When Bremont offered to send their newest dive watch, the Supermarine 2000 ($5,900), for a review, I wanted to give this timepiece a fittingly rigorous program. After all, the company’s tagline is “Tested Beyond Endurance”, and some of its watches had accompanied adventurers on polar expeditions and round-the-world motorcycle journeys. The Supermarine 2000 is arguably Bremont’s most rugged and capable watch to date. Its chronometer-certified movement is surrounded with a patented floating carrier, making it highly resistant to the effects of shock and vibration, a technology proven out in the company’s Martin-Baker watches, which have been tested on equipment used to test fighter jet ejection seat components. The movement is also encased inside an anti-magnetic Faraday cage which protects it against harmful magnetic influence.

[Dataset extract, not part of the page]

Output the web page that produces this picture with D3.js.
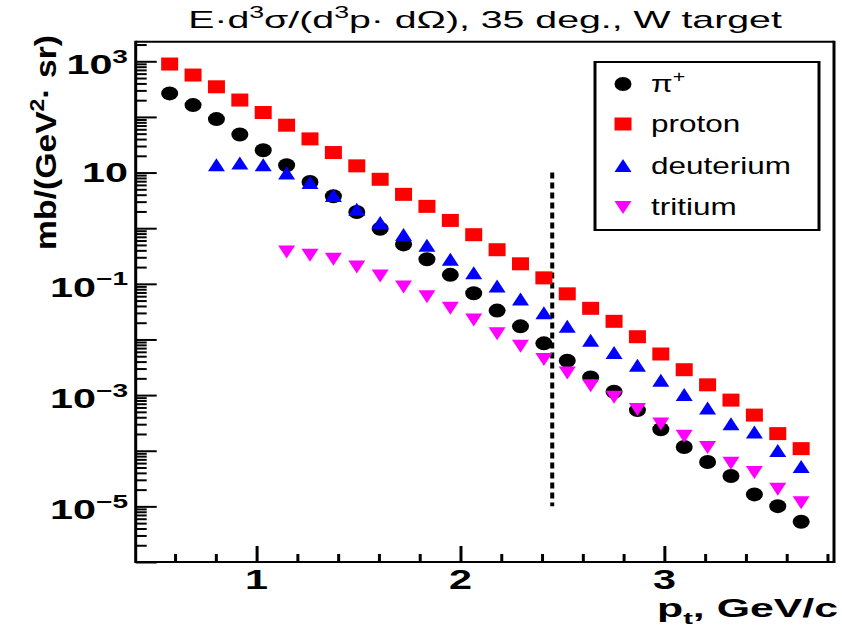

And while Bremont’s Supermarine 500 already boasted an impressive water resistance of 500 meters, the newest diver is rated to four times as deep. Of course, for a dive watch, all these features, while impressive on paper, are worthless if the watch doesn’t perform well underwater. So it was time to take it diving.
For a watch so ruggedly built, the Supermarine 2000 has a refinement befitting a timepiece born in England.
The Bahamas are made up of over three thousand islands and are only an hour’s plane ride from Miami, so it sees a predictably high number of American tourists. Most stop in Nassau, where they bake on the beaches and queue up for endless resort buffets. But the Out Islands are wild and remote, accessible mostly by small turboprop puddlejumpers that land on short weedy airstrips. San Salvador Island is the furthest east of the Out Islands and reputed to be the first landfall for Christopher Columbus in 1492. More recently, it was a strategic U.S. military outpost during the Cold War, a listening post at the spot where Soviet ships made a hard left turn to head towards Cuba. Thick communication cables can still be seen draped over the steep reef walls heading to Florida. Topside, San Salvador Island is barren and sparsely populated. But its position out on the Continental Shelf makes for some of the world’s most spectacular wall diving.
For a watch so ruggedly built, the Supermarine 2000 has a refinement befitting a timepiece born in England. The case, now swollen to 45 millimeters, is a three-part design Bremont calls “Triptick” and features lugs that twist down with alternating brushed and polished surfaces, contrasting the black, textured center barrel. A crown guard is bolted on with tiny hex screws, terminating in the crown, which resides at a comfortable two o’clock position. The dial manages to strike a balance that can only be described as “functionally elegant”. Huge applied markers have an almost military appearance, and their blue luminescence proved up to the task on a night dive, glowing reassuringly as ghostly sharks cruised past just at the edge of my light beam. The hands are distinctive, falling somewhere between Rolex and Big Ben — delicate but easy to read at a glance. The sweep seconds hand now features a round lume flag, which addresses perhaps the only quibble people had with the watch’s predecessor, the Supermarine 500. The center of the dial is a textured pinstripe surrounded by a railroad track minute scale and a depth rating in a subtle touch of red.